Two thematically similar essays: Kayleigh Donaldson's The Women of Charlie Kaufman, at SyFy...
Much has been written about Kaufman over the years. His work easily invites painstakingly detailed dissections and the most outlandish of fan theories (for nothing could be as ludicrous as Kaufman's own ideas). What's given less attention, however, are his heroines. For a writer whose work is heavily defined by his deeply neurotic and often highly unpleasant male protagonists, it's through his female characters where his true intentions shine through. (Source)

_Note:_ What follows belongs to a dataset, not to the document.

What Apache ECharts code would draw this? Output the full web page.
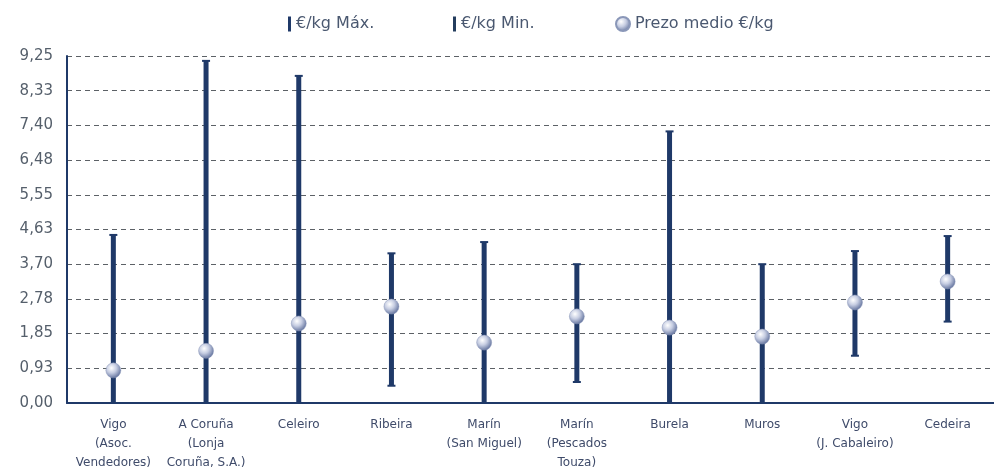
<!DOCTYPE html>
<html><head><meta charset="utf-8">
<script src="https://cdn.jsdelivr.net/npm/echarts@6/dist/echarts.min.js"></script>
<style>html,body{margin:0;padding:0;background:#fff}#c{width:994px;height:475px}</style>
</head><body><div id="c"></div>
<script>
const categories = ["Vigo\n(Asoc.\nVendedores)", "A Coruña\n(Lonja\nCoruña, S.A.)", "Celeiro", "Ribeira", "Marín\n(San Miguel)", "Marín\n(Pescados\nTouza)", "Burela", "Muros", "Vigo\n(J. Cabaleiro)", "Cedeira"];
const maxValues = [4.48, 9.12, 8.72, 3.99, 4.29, 3.70, 7.24, 3.70, 4.05, 4.45];
const minValues = [0.00, 0.00, 0.00, 0.46, 0.00, 0.56, 0.00, 0.00, 1.26, 2.17];
const meanValues = [0.87, 1.39, 2.12, 2.57, 1.61, 2.31, 2.01, 1.77, 2.68, 3.24];
const yTickLabels = ["0,00", "0,93", "1,85", "2,78", "3,70", "4,63", "5,55", "6,48", "7,40", "8,33", "9,25"];

const NAVY = '#1f3968';
const FONT = 'DejaVu Sans, sans-serif';
const rangeData = categories.map((c, i) => [i, minValues[i], maxValues[i]]);
const minData = categories.map((c, i) => [i, minValues[i]]);

const sphere = {
  type: 'radial', x: 0.38, y: 0.35, r: 0.7,
  colorStops: [{offset: 0, color: '#ffffff'}, {offset: 0.45, color: '#c6cde2'}, {offset: 1, color: '#5b6c98'}]
};

const chart = echarts.init(document.getElementById('c'));
const legendText = {color: '#4a5870', fontSize: 16, fontFamily: FONT};
chart.setOption({
  backgroundColor: '#fff',
  animation: false,
  legend: [
    {data: [{name: '€/kg Máx.', icon: 'rect'}], left: 283, top: 11, itemWidth: 3, itemHeight: 15, textStyle: legendText},
    {data: [{name: '€/kg Min.', icon: 'rect'}], left: 448, top: 11, itemWidth: 3, itemHeight: 15, textStyle: legendText},
    {data: [{name: 'Prezo medio €/kg', icon: 'circle'}], left: 610, top: 11, itemWidth: 14, itemHeight: 14, textStyle: legendText}
  ],
  grid: {left: 67, top: 56, width: 935, height: 347},
  xAxis: {
    type: 'category', data: categories,
    boundaryGap: true,
    axisLine: {lineStyle: {color: NAVY, width: 2}},
    axisTick: {inside: true, length: 5, lineStyle: {color: NAVY, width: 1.5}},
    axisLabel: {interval: 0, color: '#3f4b6a', fontSize: 12, lineHeight: 19, margin: 12, fontFamily: FONT}
  },
  yAxis: {
    type: 'value', min: 0, max: 9.25, interval: 0.925,
    axisLine: {show: true, lineStyle: {color: NAVY, width: 2}},
    axisTick: {show: false},
    axisLabel: {
      color: '#555f6b', fontSize: 15, margin: 14, fontFamily: FONT, padding: [6, 0, 0, 0],
      formatter: v => yTickLabels[Math.round(v / 0.925)]
    },
    splitLine: {show: true, lineStyle: {color: '#5c6166', type: [5, 4], width: 1}}
  },
  series: [
    {
      name: '€/kg Máx.', type: 'custom', data: rangeData, encode: {x: 0, y: [1, 2]},
      itemStyle: {color: NAVY}, z: 2,
      renderItem: (params, api) => {
        const top = api.coord([api.value(0), api.value(2)]);
        const bot = api.coord([api.value(0), api.value(1)]);
        return {type: 'group', children: [
          {type: 'rect', shape: {x: top[0] - 2.5, y: top[1], width: 5, height: bot[1] - top[1]}, style: {fill: NAVY}},
          {type: 'rect', shape: {x: top[0] - 4, y: top[1] - 1, width: 8, height: 2}, style: {fill: NAVY}}
        ]};
      }
    },
    {
      name: '€/kg Min.', type: 'custom', data: minData, encode: {x: 0, y: 1},
      itemStyle: {color: '#243d5e'}, z: 2,
      renderItem: (params, api) => {
        const p = api.coord([api.value(0), api.value(1)]);
        return {type: 'rect', shape: {x: p[0] - 4, y: p[1] - 1, width: 8, height: 2}, style: {fill: NAVY}};
      }
    },
    {
      name: 'Prezo medio €/kg', type: 'scatter', data: meanValues, symbol: 'circle', symbolSize: 15, z: 5,
      itemStyle: {color: sphere, borderColor: '#8a97b8', borderWidth: 0.5, opacity: 1}
    }
  ]
});
</script></body></html>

... and Sady Doyle's Charlie Kaufman Has No Idea How to Write Women as People:
Kaufman is a capital-G Great Writer, one of the greatest we have working for the screen. No one else could write so many classic movies about the same guy. Yet there is a coldness to his work, and particularly to the way he writes women — who are often literally fantasies, or memories, or projections, or symptoms of a man’s discontent, and rarely full, human protagonists in their own right. The way these women so often turn out to be inexplicable or imaginary might be a dazzling reflection of the postmodern condition, but it might also be a reflection of a culture in which women are rarely accorded full humanity at all. (Source)
Two valid views, both of them well thought out. Both writers raise good points. And I just want to make it clear: Doyle is obviously a fan of CK's work overall.